▶ What you will do
Write the material out again in full, word for word. Do not include the pictures.

Code that draws figures:
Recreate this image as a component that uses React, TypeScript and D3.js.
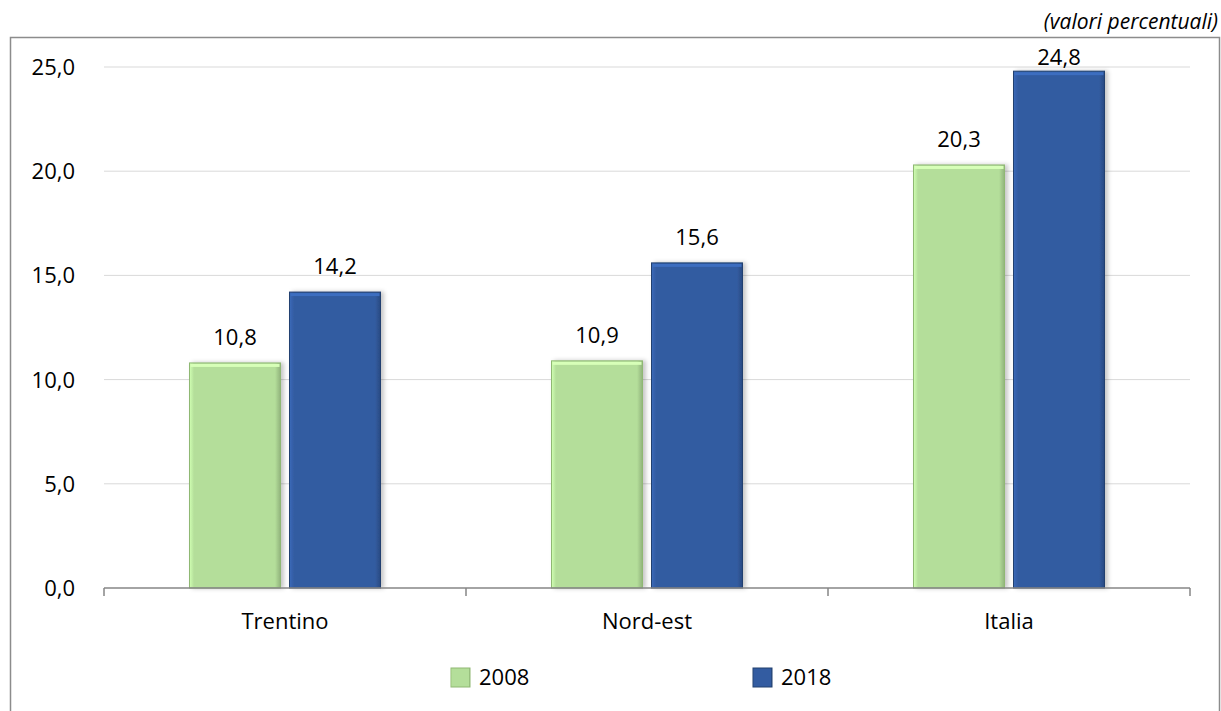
import React from "react";
import * as d3 from "d3";

const categories = ["Trentino", "Nord-est", "Italia"];
const seriesNames = ["2008", "2018"];
const values2008 = [10.8, 10.9, 20.3];
const values2018 = [14.2, 15.6, 24.8];
const yTicks = [0, 5, 10, 15, 20, 25];

const W = 1221;
const H = 711;
const margin = { left: 104, right: 31, top: 67, bottom: 123 };
const fills = ["#b4de9a", "#335ca1"];
const strokes = ["#8fb873", "#22406f"];
const font = "'Open Sans', sans-serif";
const fmt = (v: number) => d3.format(".1f")(v).replace(".", ",");

export default function App() {
  const x0 = d3
    .scaleBand<string>()
    .domain(categories)
    .range([margin.left, W - margin.right])
    .paddingInner(0)
    .paddingOuter(0);
  const x1 = d3
    .scaleBand<string>()
    .domain(seriesNames)
    .range([0, x0.bandwidth()])
    .paddingInner(0.09)
    .paddingOuter(0.855);
  const y = d3
    .scaleLinear()
    .domain([0, 25])
    .range([H - margin.bottom, margin.top]);

  const seriesValues = [values2008, values2018];
  const bw = x1.bandwidth();
  const tickXs = [...categories.map((c) => x0(c)!), x0.range()[1]];

  return (
    <svg width={W} height={H} style={{ display: "block", position: "absolute", left: 0, top: 0 }}>
      <defs>
        {fills.map((f, i) => (
          <linearGradient key={i} id={`edge${i}`} x1="0" y1="0" x2="1" y2="0">
            <stop offset="0" stopColor={d3.color(f)!.brighter(0.4).toString()} />
            <stop offset="0.05" stopColor={f} />
            <stop offset="0.94" stopColor={f} />
            <stop offset="1" stopColor={d3.color(f)!.darker(0.6).toString()} />
          </linearGradient>
        ))}
        <filter id="shadow" x="-10%" y="-10%" width="130%" height="120%">
          <feDropShadow dx="3" dy="0" stdDeviation="2" floodColor="#000" floodOpacity="0.22" />
        </filter>
      </defs>
      <rect x={0} y={0} width={W} height={H} fill="#fff" />
      {/* chart frame */}
      <rect x={10.5} y={37.5} width={1209} height={H} fill="none" stroke="#8c8c8c" strokeWidth={1.5} />
      <text x={1218} y={29} textAnchor="end" fontFamily={font} fontStyle="italic" fontSize={21} fill="#000">
        (valori percentuali)
      </text>
      {/* gridlines and y labels */}
      {yTicks.map((t) => (
        <g key={t}>
          {t > 0 && (
            <line x1={margin.left} x2={W - margin.right} y1={y(t)} y2={y(t)} stroke="#d9d9d9" strokeWidth={1} />
          )}
          <text x={75} y={y(t)} dy="0.36em" textAnchor="end" fontFamily={font} fontSize={22} fill="#000">
            {fmt(t)}
          </text>
        </g>
      ))}
      {/* bars */}
      {categories.map((c, ci) =>
        seriesNames.map((s, si) => {
          const v = seriesValues[si][ci];
          const bx = x0(c)! + x1(s)!;
          const by = y(v);
          const bh = y(0) - by;
          // labels stay inside the frame: a tall bar pulls its label down
          const ly = Math.max(by - 18, 65);
          return (
            <g key={c + s}>
              <rect x={bx} y={by} width={bw} height={bh} fill={`url(#edge${si})`} stroke={strokes[si]} strokeWidth={1} filter="url(#shadow)" />
              <rect x={bx + 1} y={by + 1} width={bw - 2} height={3} fill={d3.color(fills[si])!.brighter(0.5).toString()} />
              <text x={bx + bw / 2} y={ly} textAnchor="middle" fontFamily={font} fontSize={22} fill="#000">
                {fmt(v)}
              </text>
            </g>
          );
        })
      )}
      {/* category axis */}
      <line x1={margin.left} x2={W - margin.right} y1={y(0)} y2={y(0)} stroke="#868686" strokeWidth={1.5} />
      {tickXs.map((tx, i) => (
        <line key={i} x1={tx} x2={tx} y1={y(0)} y2={y(0) + 8} stroke="#868686" strokeWidth={1.5} />
      ))}
      {categories.map((c) => (
        <text key={c} x={x0(c)! + x0.bandwidth() / 2} y={629} textAnchor="middle" fontFamily={font} fontSize={22} fill="#000">
          {c}
        </text>
      ))}
      {/* legend */}
      {seriesNames.map((s, i) => {
        const lx = [451, 753][i];
        return (
          <g key={s}>
            <rect x={lx} y={668} width={19} height={19} fill={`url(#edge${i})`} stroke={strokes[i]} strokeWidth={1} />
            <text x={lx + 28} y={685} fontFamily={font} fontSize={22} fill="#000">
              {s}
            </text>
          </g>
        );
      })}
    </svg>
  );
}
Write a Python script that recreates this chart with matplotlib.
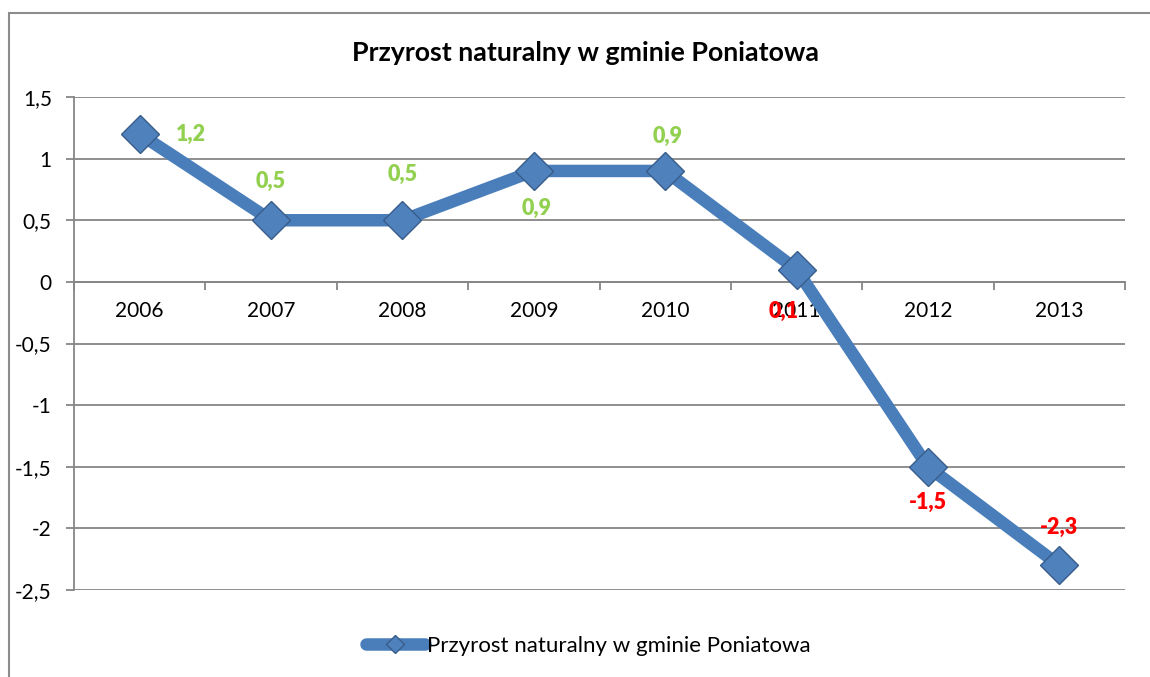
import matplotlib.pyplot as plt
import matplotlib.patches as patches
import numpy as np

plt.rcParams['font.family'] = ['Lato', 'DejaVu Sans']

years = ['2006', '2007', '2008', '2009', '2010', '2011', '2012', '2013']
values = [1.2, 0.5, 0.5, 0.9, 0.9, 0.1, -1.5, -2.3]
value_labels = ['1,2', '0,5', '0,5', '0,9', '0,9', '0,1', '-1,5', '-2,3']
label_colors = ['#92D050'] * 5 + ['#FF0000'] * 3
# label offsets in points (dx, dy)
label_offsets = [(37, 0), (0, 28), (0, 33), (2, -27), (2, 25), (-9, -30), (0, -26), (0, 27)]

series_name = 'Przyrost naturalny w gminie Poniatowa'

fig = plt.figure(figsize=(11.5, 6.77), dpi=100)
fig.patch.set_facecolor('white')

# outer chart border
fig.patches.append(patches.Rectangle((9 / 1150, -0.2), 1.2, 1.2 - 13 / 677,
                                     transform=fig.transFigure, fill=False,
                                     edgecolor='#8C8C8C', linewidth=1.5))

ax = fig.add_axes([74 / 1150, 1 - 590 / 677, (1125 - 74) / 1150, (590 - 97) / 677])

x = np.arange(len(years))
ax.set_xlim(-0.5, len(years) - 0.5)
ax.set_ylim(-2.5, 1.5)

ax.set_yticks(np.arange(-2.5, 1.51, 0.5))
ax.set_yticklabels(['-2,5', '-2', '-1,5', '-1', '-0,5', '0', '0,5', '1', '1,5'])
ax.yaxis.grid(True, color='#868686', linewidth=1.3)
ax.set_axisbelow(True)

for s in ['top', 'right']:
    ax.spines[s].set_visible(False)
ax.spines['left'].set_color('#868686')
ax.spines['left'].set_linewidth(1.3)
ax.spines['bottom'].set_position(('data', 0))
ax.spines['bottom'].set_color('#868686')
ax.spines['bottom'].set_linewidth(1.3)

ax.set_xticks(x)
ax.set_xticklabels(years)
ax.set_xticks(np.arange(-0.5, len(years), 1), minor=True)
ax.tick_params(axis='x', which='major', length=0, pad=14, labelsize=15)
ax.tick_params(axis='x', which='minor', length=6, color='#868686', width=1.3, direction='out')
ax.tick_params(axis='y', length=6, color='#868686', width=1.3, labelsize=15, pad=10)

ax.plot(x, values, color='#4A7EBB', linewidth=9, solid_capstyle='round',
        marker='D', markersize=19, markerfacecolor='#4F81BD',
        markeredgecolor='#385D8A', markeredgewidth=1, label=series_name, zorder=3)

for xi, v, lab, col, off in zip(x, values, value_labels, label_colors, label_offsets):
    ax.annotate(lab, (xi, v), xytext=off, textcoords='offset points',
                ha='center', va='center', color=col, fontsize=15.5,
                fontweight='heavy', zorder=4)

fig.text(586 / 1150, 1 - 53 / 677, 'Przyrost naturalny w gminie Poniatowa',
         fontsize=19.3, fontweight='bold', ha='center', va='center')

leg = fig.legend(loc='center', bbox_to_anchor=(588 / 1150, 1 - 646 / 677), frameon=False,
                 fontsize=16, handlelength=2.65, handletextpad=0.1, markerscale=0.5)

fig.savefig('out.png', dpi=100)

▶ Exercise result
Recreate this image as a component that uses React, TypeScript and D3.js.
import React from "react";
import * as d3 from "d3";

const categories = ["Trentino", "Nord-est", "Italia"];
const seriesNames = ["2008", "2018"];
const values2008 = [10.8, 10.9, 20.3];
const values2018 = [14.2, 15.6, 24.8];
const yTicks = [0, 5, 10, 15, 20, 25];

const W = 1221;
const H = 711;
const margin = { left: 104, right: 31, top: 67, bottom: 123 };
const fills = ["#b4de9a", "#335ca1"];
const strokes = ["#8fb873", "#22406f"];
const font = "'Open Sans', sans-serif";
const fmt = (v: number) => d3.format(".1f")(v).replace(".", ",");

export default function App() {
  const x0 = d3
    .scaleBand<string>()
    .domain(categories)
    .range([margin.left, W - margin.right])
    .paddingInner(0)
    .paddingOuter(0);
  const x1 = d3
    .scaleBand<string>()
    .domain(seriesNames)
    .range([0, x0.bandwidth()])
    .paddingInner(0.09)
    .paddingOuter(0.855);
  const y = d3
    .scaleLinear()
    .domain([0, 25])
    .range([H - margin.bottom, margin.top]);

  const seriesValues = [values2008, values2018];
  const bw = x1.bandwidth();
  const tickXs = [...categories.map((c) => x0(c)!), x0.range()[1]];

  return (
    <svg width={W} height={H} style={{ display: "block", position: "absolute", left: 0, top: 0 }}>
      <defs>
        {fills.map((f, i) => (
          <linearGradient key={i} id={`edge${i}`} x1="0" y1="0" x2="1" y2="0">
            <stop offset="0" stopColor={d3.color(f)!.brighter(0.4).toString()} />
            <stop offset="0.05" stopColor={f} />
            <stop offset="0.94" stopColor={f} />
            <stop offset="1" stopColor={d3.color(f)!.darker(0.6).toString()} />
          </linearGradient>
        ))}
        <filter id="shadow" x="-10%" y="-10%" width="130%" height="120%">
          <feDropShadow dx="3" dy="0" stdDeviation="2" floodColor="#000" floodOpacity="0.22" />
        </filter>
      </defs>
      <rect x={0} y={0} width={W} height={H} fill="#fff" />
      {/* chart frame */}
      <rect x={10.5} y={37.5} width={1209} height={H} fill="none" stroke="#8c8c8c" strokeWidth={1.5} />
      <text x={1218} y={29} textAnchor="end" fontFamily={font} fontStyle="italic" fontSize={21} fill="#000">
        (valori percentuali)
      </text>
      {/* gridlines and y labels */}
      {yTicks.map((t) => (
        <g key={t}>
          {t > 0 && (
            <line x1={margin.left} x2={W - margin.right} y1={y(t)} y2={y(t)} stroke="#d9d9d9" strokeWidth={1} />
          )}
          <text x={75} y={y(t)} dy="0.36em" textAnchor="end" fontFamily={font} fontSize={22} fill="#000">
            {fmt(t)}
          </text>
        </g>
      ))}
      {/* bars */}
      {categories.map((c, ci) =>
        seriesNames.map((s, si) => {
          const v = seriesValues[si][ci];
          const bx = x0(c)! + x1(s)!;
          const by = y(v);
          const bh = y(0) - by;
          // labels stay inside the frame: a tall bar pulls its label down
          const ly = Math.max(by - 18, 65);
          return (
            <g key={c + s}>
              <rect x={bx} y={by} width={bw} height={bh} fill={`url(#edge${si})`} stroke={strokes[si]} strokeWidth={1} filter="url(#shadow)" />
              <rect x={bx + 1} y={by + 1} width={bw - 2} height={3} fill={d3.color(fills[si])!.brighter(0.5).toString()} />
              <text x={bx + bw / 2} y={ly} textAnchor="middle" fontFamily={font} fontSize={22} fill="#000">
                {fmt(v)}
              </text>
            </g>
          );
        })
      )}
      {/* category axis */}
      <line x1={margin.left} x2={W - margin.right} y1={y(0)} y2={y(0)} stroke="#868686" strokeWidth={1.5} />
      {tickXs.map((tx, i) => (
        <line key={i} x1={tx} x2={tx} y1={y(0)} y2={y(0) + 8} stroke="#868686" strokeWidth={1.5} />
      ))}
      {categories.map((c) => (
        <text key={c} x={x0(c)! + x0.bandwidth() / 2} y={629} textAnchor="middle" fontFamily={font} fontSize={22} fill="#000">
          {c}
        </text>
      ))}
      {/* legend */}
      {seriesNames.map((s, i) => {
        const lx = [451, 753][i];
        return (
          <g key={s}>
            <rect x={lx} y={668} width={19} height={19} fill={`url(#edge${i})`} stroke={strokes[i]} strokeWidth={1} />
            <text x={lx + 28} y={685} fontFamily={font} fontSize={22} fill="#000">
              {s}
            </text>
          </g>
        );
      })}
    </svg>
  );
}
Write a Python script that recreates this chart with matplotlib.
import matplotlib.pyplot as plt
import matplotlib.patches as patches
import numpy as np

plt.rcParams['font.family'] = ['Lato', 'DejaVu Sans']

years = ['2006', '2007', '2008', '2009', '2010', '2011', '2012', '2013']
values = [1.2, 0.5, 0.5, 0.9, 0.9, 0.1, -1.5, -2.3]
value_labels = ['1,2', '0,5', '0,5', '0,9', '0,9', '0,1', '-1,5', '-2,3']
label_colors = ['#92D050'] * 5 + ['#FF0000'] * 3
# label offsets in points (dx, dy)
label_offsets = [(37, 0), (0, 28), (0, 33), (2, -27), (2, 25), (-9, -30), (0, -26), (0, 27)]

series_name = 'Przyrost naturalny w gminie Poniatowa'

fig = plt.figure(figsize=(11.5, 6.77), dpi=100)
fig.patch.set_facecolor('white')

# outer chart border
fig.patches.append(patches.Rectangle((9 / 1150, -0.2), 1.2, 1.2 - 13 / 677,
                                     transform=fig.transFigure, fill=False,
                                     edgecolor='#8C8C8C', linewidth=1.5))

ax = fig.add_axes([74 / 1150, 1 - 590 / 677, (1125 - 74) / 1150, (590 - 97) / 677])

x = np.arange(len(years))
ax.set_xlim(-0.5, len(years) - 0.5)
ax.set_ylim(-2.5, 1.5)

ax.set_yticks(np.arange(-2.5, 1.51, 0.5))
ax.set_yticklabels(['-2,5', '-2', '-1,5', '-1', '-0,5', '0', '0,5', '1', '1,5'])
ax.yaxis.grid(True, color='#868686', linewidth=1.3)
ax.set_axisbelow(True)

for s in ['top', 'right']:
    ax.spines[s].set_visible(False)
ax.spines['left'].set_color('#868686')
ax.spines['left'].set_linewidth(1.3)
ax.spines['bottom'].set_position(('data', 0))
ax.spines['bottom'].set_color('#868686')
ax.spines['bottom'].set_linewidth(1.3)

ax.set_xticks(x)
ax.set_xticklabels(years)
ax.set_xticks(np.arange(-0.5, len(years), 1), minor=True)
ax.tick_params(axis='x', which='major', length=0, pad=14, labelsize=15)
ax.tick_params(axis='x', which='minor', length=6, color='#868686', width=1.3, direction='out')
ax.tick_params(axis='y', length=6, color='#868686', width=1.3, labelsize=15, pad=10)

ax.plot(x, values, color='#4A7EBB', linewidth=9, solid_capstyle='round',
        marker='D', markersize=19, markerfacecolor='#4F81BD',
        markeredgecolor='#385D8A', markeredgewidth=1, label=series_name, zorder=3)

for xi, v, lab, col, off in zip(x, values, value_labels, label_colors, label_offsets):
    ax.annotate(lab, (xi, v), xytext=off, textcoords='offset points',
                ha='center', va='center', color=col, fontsize=15.5,
                fontweight='heavy', zorder=4)

fig.text(586 / 1150, 1 - 53 / 677, 'Przyrost naturalny w gminie Poniatowa',
         fontsize=19.3, fontweight='bold', ha='center', va='center')

leg = fig.legend(loc='center', bbox_to_anchor=(588 / 1150, 1 - 646 / 677), frameon=False,
                 fontsize=16, handlelength=2.65, handletextpad=0.1, markerscale=0.5)

fig.savefig('out.png', dpi=100)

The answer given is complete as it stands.